In emphasizing cases that resulted in political persecution and travesties of justice, the volume opens with the trial and judicial murder of Maharaja Nanda Kumar in Warren Hastings's Calcutta of 1775. It then proceeds to examine a trial manipulated to bring disrepute to a political foe, that of the last Mughal Emperor, Bahadur Shah Zafar in 1858; the use of a Habeas Corpus petition curbing the state's power to imprison any person arbitrarily without trial as in the Great Wahabi Case of 1943; the trial of Bal Gangadhar Tilak for sedition in 1897, 1908, and 1916 and his mastery defence by Mohammed Ali Jinnah, Home Rule League colleague and counsel; and the trial of Aurobindo Ghose for inciting revolution in 1908.
Also included are the joint trial of the Shankaracharya of Sharda Peeth and the Ali Brothers at Karachi for conspiracy in 1921, Maulana Azad's trial on a charge of sedition in the same year in which he expounded a theology of liberation, the trial of Mahatma Gandhi in 1922 on a similar charge, the unique trial at Meerut of leaders of the Communist Party in 1930 for holding particular beliefs, the INA Trial of 1945 at the Red Fort in Delhi, concluding with the trial of the 'Lion of Kashmir', Sheikh Muhammad Abdullah in 1946.
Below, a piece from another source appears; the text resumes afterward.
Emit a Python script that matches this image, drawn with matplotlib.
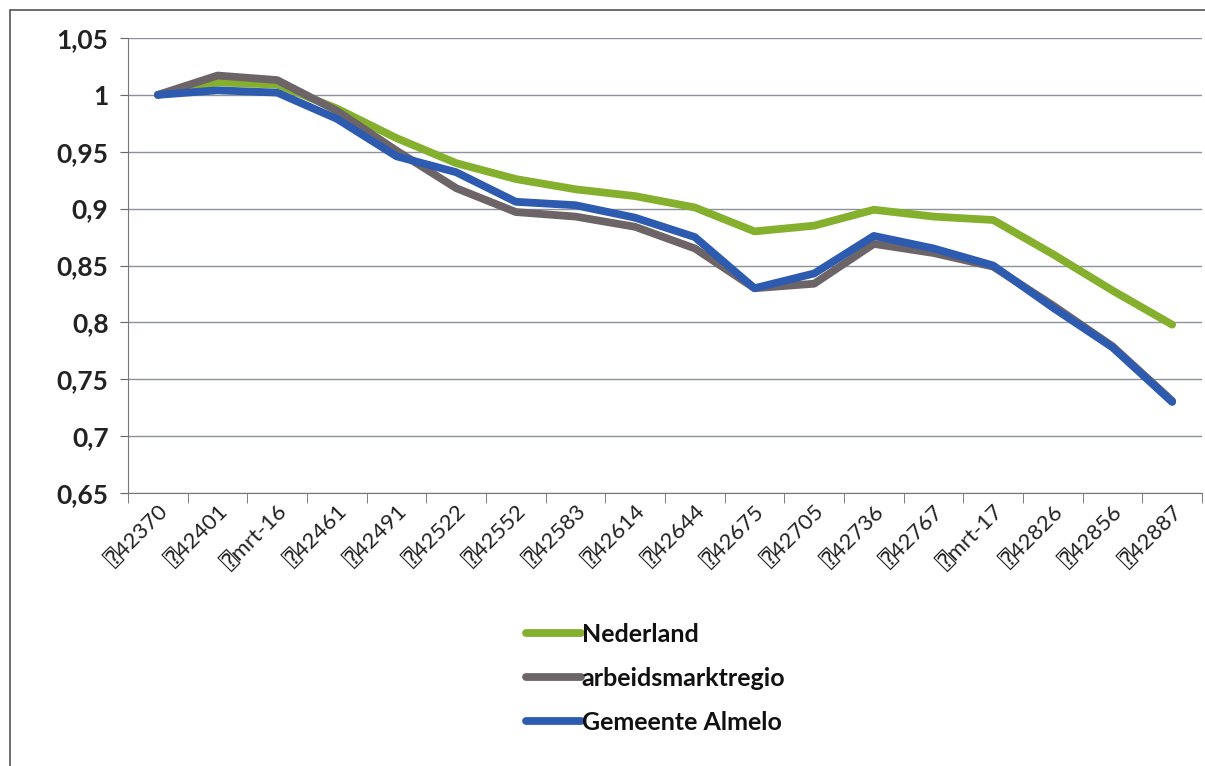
import matplotlib
matplotlib.use("Agg")
import matplotlib.pyplot as plt
from matplotlib.patches import Rectangle

categories = ["⍰42370", "⍰42401", "⍰mrt-16", "⍰42461", "⍰42491", "⍰42522",
              "⍰42552", "⍰42583", "⍰42614", "⍰42644", "⍰42675", "⍰42705",
              "⍰42736", "⍰42767", "⍰mrt-17", "⍰42826", "⍰42856", "⍰42887"]
nederland = [1.000, 1.011, 1.009, 0.988, 0.962, 0.940, 0.926, 0.917, 0.911, 0.901,
             0.880, 0.885, 0.899, 0.893, 0.890, 0.860, 0.828, 0.798]
arbeidsmarktregio = [1.000, 1.017, 1.013, 0.986, 0.951, 0.918, 0.897, 0.893, 0.884, 0.865,
                     0.830, 0.834, 0.869, 0.861, 0.849, 0.815, 0.779, 0.731]
almelo = [1.000, 1.004, 1.002, 0.979, 0.946, 0.932, 0.906, 0.903, 0.892, 0.875,
          0.830, 0.843, 0.876, 0.865, 0.850, 0.813, 0.778, 0.730]
series_names = ["Nederland", "arbeidsmarktregio", "Gemeente Almelo"]
yticks = [0.65, 0.70, 0.75, 0.80, 0.85, 0.90, 0.95, 1.00, 1.05]
ytick_labels = ["0,65", "0,7", "0,75", "0,8", "0,85", "0,9", "0,95", "1", "1,05"]

colors = ["#84B02E", "#6D6468", "#2D5BB0"]

plt.rcParams['font.family'] = ['Lato', 'DejaVu Sans', 'DejaVu Sans Mono', 'Noto Sans']

W, H = 1205, 766
fig = plt.figure(figsize=(W / 100, H / 100), dpi=100)
fig.patches.append(Rectangle((10 / W, -0.01), 1.02, 1 - 10 / H + 0.01, transform=fig.transFigure,
                             fill=False, edgecolor="#555555", linewidth=1.2))

left, right, top, bottom = 128, 1202, 38, 493
ax = fig.add_axes([left / W, 1 - bottom / H, (right - left) / W, (bottom - top) / H])

x = list(range(len(categories)))
for vals, name, c in zip([nederland, arbeidsmarktregio, almelo], series_names, colors):
    ax.plot(x, vals, color=c, linewidth=5.6, label=name, solid_capstyle="round",
            solid_joinstyle="round")

ax.set_xlim(-0.5, len(categories) - 0.5)
ax.set_ylim(0.65, 1.05)
ax.set_yticks(yticks)
ax.set_yticklabels(ytick_labels, fontsize=19, fontweight="bold", color="#222222")
ax.set_xticks(x)
ax.set_xticklabels(categories, rotation=45, ha="right", rotation_mode="anchor",
                   fontsize=16, color="#222222")
ax.set_xticks([i - 0.5 for i in range(len(categories) + 1)], minor=True)
ax.tick_params(axis="x", which="major", length=0, pad=6)
ax.tick_params(axis="x", which="minor", length=7, color="#666666", direction="out")
ax.tick_params(axis="y", length=6, color="#666666", pad=8)

ax.grid(axis="y", color="#8C919B", linewidth=1.0)
ax.set_axisbelow(True)
for s in ["top", "right"]:
    ax.spines[s].set_visible(False)
ax.spines["left"].set_color("#777777")
ax.spines["bottom"].set_color("#777777")

leg = ax.legend(loc="upper left", bbox_to_anchor=(503 / W, 1 - 600 / H),
                bbox_transform=fig.transFigure, frameon=False, fontsize=18,
                handlelength=2.2, handletextpad=0.05, labelspacing=0.85)
for t in leg.get_texts():
    t.set_color("#111111")
    t.set_fontweight("bold")

fig.savefig("out.png", dpi=100)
Covering the grey area between politics, law, justice, and statecraft and uncovering crucial facts relating to the state's capabilities and the judicial system's independence, this multi-faceted volume will interest not just legal professionals, historians and political scientists, but also an informed general audience.
About the Author:
A.G. Noorani is Advocate, Supreme Court of India and a columnist for the Hindustan Times and Frontline. His books include Constitutional Questions in India (OUP, 2000), Citizen's Rights and State Accountability (OUP, 2002), The Muslims of India (OUP, 2002), the BJP and The RSS: A Division of Labour (2001), Islam and Jihad (2002), Savarkar and Hindutva from 1528-2003.